I want to understand better index organization. Imagine we have a table with 2 columns:
CREATE TABLE user(
name varchar(100)
,age int)
We would like to create an index:
CREATE INDEX IDX_MultiColIdx on user(name,age)
How would B-Tree index organization look like?
In case of one column, say, age, the organization is clear: every non-leaf node would contain a set of integer keys which would be used for a search. Which values contain nodes of our IDX_MultiColIdx B-Tree index?
Which values contains nodes of our IDX_MultiColIdx B-Tree index?
Values of name
, age
and the row pointer (RID
/ROWID
or clustered key, depending on the table organization), sorted lexicographically.

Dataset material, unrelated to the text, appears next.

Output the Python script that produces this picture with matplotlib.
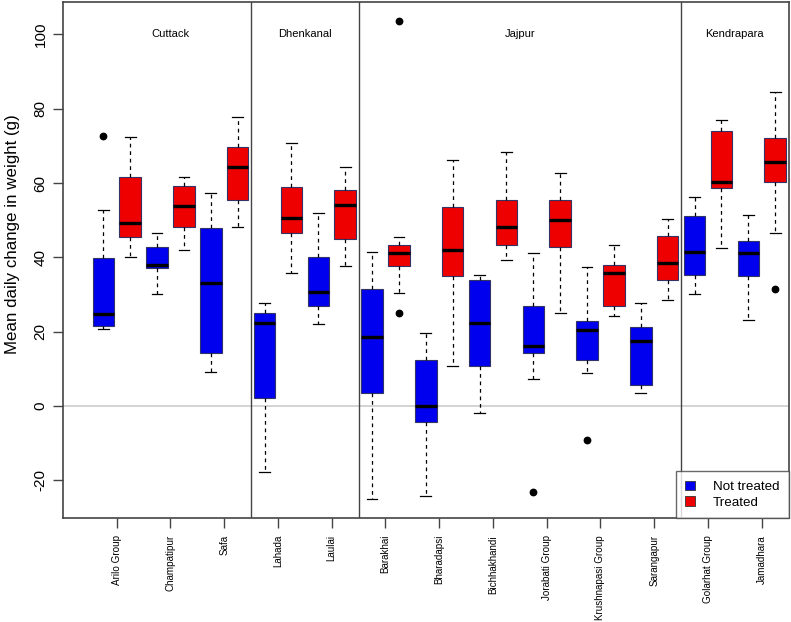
import matplotlib
matplotlib.use("Agg")
import matplotlib.pyplot as plt
from matplotlib.patches import Patch

plt.rcParams['font.family'] = ['Liberation Sans', 'DejaVu Sans']

villages = ["Arilo Group", "Champatipur", "Safa", "Lahada", "Laulai", "Barakhai",
            "Bharadapsi", "Bichhakhandi", "Jorabati Group", "Krushnapasi Group",
            "Sarangapur", "Golarhat Group", "Jamadhara"]
districts = ["Cuttack", "Dhenkanal", "Jajpur", "Kendrapara"]
district_sizes = [3, 2, 6, 2]

# Not treated
nt_whislo = [20.7, 30.1, 9.1, -17.8, 22.1, -25.0, -24.1, -1.8, 7.2, 9.0, 3.6, 30.1, 23.2]
nt_q1     = [21.6, 37.1, 14.4, 2.2, 26.9, 3.6, -4.4, 10.7, 14.3, 12.4, 5.7, 35.2, 34.9]
nt_med    = [24.8, 37.9, 33.1, 22.3, 30.6, 18.5, 0.0, 22.3, 16.1, 20.5, 17.5, 41.5, 41.1]
nt_q3     = [39.9, 42.9, 48.0, 25.1, 40.2, 31.4, 12.3, 34.0, 26.8, 22.8, 21.2, 51.0, 44.4]
nt_whishi = [52.8, 46.5, 57.3, 27.6, 51.9, 41.5, 19.6, 35.2, 41.1, 37.5, 27.6, 56.3, 51.5]
nt_fliers = [[72.6], [], [], [], [], [], [], [], [-23.2], [-9.2], [], [], []]

# Treated
t_whislo = [40.2, 42.1, 48.3, 35.8, 37.6, 30.4, 10.7, 39.4, 25.0, 24.2, 28.6, 42.5, 46.5]
t_q1     = [45.4, 48.3, 55.4, 46.5, 45.0, 37.6, 34.9, 43.4, 42.9, 26.8, 34.0, 58.6, 60.4]
t_med    = [49.2, 53.7, 64.4, 50.5, 54.0, 41.3, 42.1, 48.3, 50.1, 35.8, 38.6, 60.2, 65.7]
t_q3     = [61.5, 59.3, 69.8, 59.0, 58.0, 43.2, 53.6, 55.4, 55.4, 38.0, 45.8, 74.1, 72.1]
t_whishi = [72.5, 61.7, 77.7, 70.7, 64.4, 45.6, 66.1, 68.3, 62.6, 43.3, 50.2, 76.9, 84.4]
t_fliers = [[], [], [], [], [], [103.7, 24.9], [], [], [], [], [], [], [31.5]]

BLUE = "#0000EE"
RED = "#EE0000"

fig = plt.figure(figsize=(7.91, 6.22), dpi=100)
ax = fig.add_axes([0.0796, 0.1667, 0.9174, 0.8301])


def stats(lo, q1, med, q3, hi, fl):
    return [dict(whislo=a, q1=b, med=c, q3=d, whishi=e, fliers=f)
            for a, b, c, d, e, f in zip(lo, q1, med, q3, hi, fl)]


pos = list(range(1, len(villages) + 1))
ax.axhline(0, color="#cccccc", lw=1.2, zorder=0)

for st, off, col in [(stats(nt_whislo, nt_q1, nt_med, nt_q3, nt_whishi, nt_fliers), -0.25, BLUE),
                     (stats(t_whislo, t_q1, t_med, t_q3, t_whishi, t_fliers), 0.25, RED)]:
    ax.bxp(st, positions=[p + off for p in pos], widths=0.4, capwidths=0.2,
           patch_artist=True, manage_ticks=False,
           boxprops=dict(facecolor=col, edgecolor="#333366", lw=0.8),
           medianprops=dict(color="black", lw=2.4, solid_capstyle="butt"),
           whiskerprops=dict(color="black", lw=0.9, linestyle=(0, (3, 3))),
           capprops=dict(color="black", lw=0.9),
           flierprops=dict(marker="o", markerfacecolor="black", markeredgecolor="black",
                           markersize=4.6))

# district separators and labels
start = 0.5
for name, n in zip(districts, district_sizes):
    end = start + n
    ax.text((start + end) / 2, 100, name, ha="center", va="center", fontsize=8)
    if end < len(villages) + 0.5:
        ax.axvline(end, color="#444444", lw=1.0)
    start = end

ax.set_xlim(0.0, 13.5)
ax.set_ylim(-30.2, 108.7)
ax.set_xticks(pos)
ax.set_xticklabels(villages, rotation=90, fontsize=7.1)
ax.set_yticks([-20, 0, 20, 40, 60, 80, 100])
ax.set_yticklabels(["-20", "0", "20", "40", "60", "80", "100"], rotation=90,
                   va="center", fontsize=11)
ax.tick_params(axis="both", direction="out", length=7, color="#444444", width=1)
ax.tick_params(axis="x", pad=5)
ax.tick_params(axis="y", pad=4)
for s in ax.spines.values():
    s.set_color("#444444")
    s.set_linewidth(1.2)
ax.set_ylabel("Mean daily change in weight (g)", fontsize=12.2)
ax.yaxis.set_label_coords(-0.0595, 0.55)

handles = [Patch(facecolor=BLUE, edgecolor="#333333", lw=0.6, label="Not treated"),
           Patch(facecolor=RED, edgecolor="#333333", lw=0.6, label="Treated")]
leg = ax.legend(handles=handles, loc="lower right", fontsize=9.6, frameon=True,
                fancybox=False, edgecolor="#444444", borderaxespad=0,
                handlelength=0.75, handleheight=0.75, handletextpad=1.3,
                labelspacing=0.25, borderpad=0.7)
leg.get_frame().set_linewidth(1.0)

fig.savefig("out.png", dpi=100)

How exactly they will be stored, depends on the datatype and database system.
Usually, CHAR
is stored right-padded with spaces up to its size, while VARCHAR
is prepended with its length.
MyISAM
and some other engines can use key compression: the matching parts of a set of keys are only stored once, and the other keys only store the differing parts, like this:
Hamblin
Hamblin, California
Hamblin (surname)
Hambling Baronets
Hambly
Hambly Arena
Hambly Arena Fire
Hambo
Hambo Lama Itigelov
Hambok
Hambone
will be stored as:
Hamblin
[7], California
[7] (surname)
[7]g Baronets
Hambly
[6] Arena
[6] Arena Fire
Hambo
[5] Lama Itigelov
[5]k
[5]ne
, where [x]
means "take leading x
characters from the previous key"